11 The practical routing rule
If you only want one routing policy from this article, use this:
If the workflow needs dense grounded structure for extraction or audit, start with HunyuanOCR.
If you need strong grounding and the cleanest blank-page handling, but can tolerate the slowest workflow in the set, evaluate DeepSeek-OCR-2.
If the page is mostly notes, bullets, tables, answers, or formulas, start with FireRed-OCR.
If the page depends on a small inline graph, apparatus, particle diagram, or reaction scheme, route it to GLM-OCR.
If you want a markdown-oriented fallback lane without a grounding requirement, use Qianfan.
If the workflow needs OCR plus broader web, screen, scene, or SVG-style parsing, evaluate dots.ocr-1.5 as a separate lane.
Keep PaddleOCR-VL-1.5 as a mature baseline when the surrounding parsing ecosystem matters, not just one page-level outcome.
That routing rule is more useful in production than arguing about a single universal winner.
12 What this means for mixed documents
Some PDFs should not be assigned to one model end to end.
That was the clearest lesson from the mixed chemistry worksheet packs in the pilot:
text-heavy note pages often favored FireRed-OCR
diagram-question pages often favored GLM-OCR
grounded-output-heavy workflows now point more clearly to HunyuanOCR
DeepSeek-OCR-2 now deserves its own grounded lane when blank-page handling matters
Qianfan adds a validated markdown-oriented lane when FireRed is already committed elsewhere
broader visual parsing questions still justified a separate dots.ocr-1.5 lane
If your corpus mixes several of these, treat routing as part of the product. The early router benchmark in Section 10 shows where automated page-level routing already helps and where it still needs work.

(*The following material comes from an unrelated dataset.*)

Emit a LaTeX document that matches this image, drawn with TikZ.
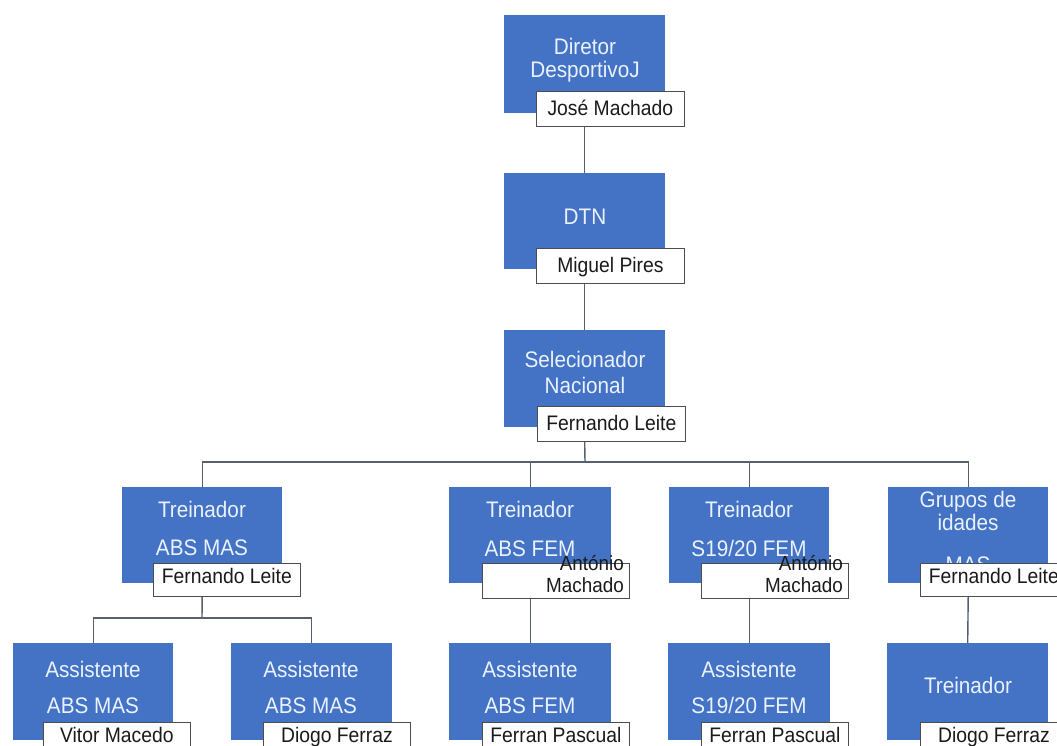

Do not wait to invent routing after rollout.
13 Bottom line
The right OCR choice in 2026 depends less on one benchmark headline than on the kind of page that hurts you when it breaks.
choose HunyuanOCR when grounded structured output matters more than speed
choose DeepSeek-OCR-2 when you want the second grounded workflow and the strongest blank-page handling
choose FireRed-OCR when cleanup cost on text-first pages is the bottleneck
choose GLM-OCR when question-local visuals have to stay attached to the right text
choose Qianfan when you want a validated markdown-oriented lane without a grounding requirement
choose dots.ocr-1.5 when OCR is only one part of a broader parser
keep PaddleOCR-VL-1.5 in the shortlist when ecosystem depth matters
That is the cleaner way to choose a stack than publishing another “best OCR model” table without page semantics.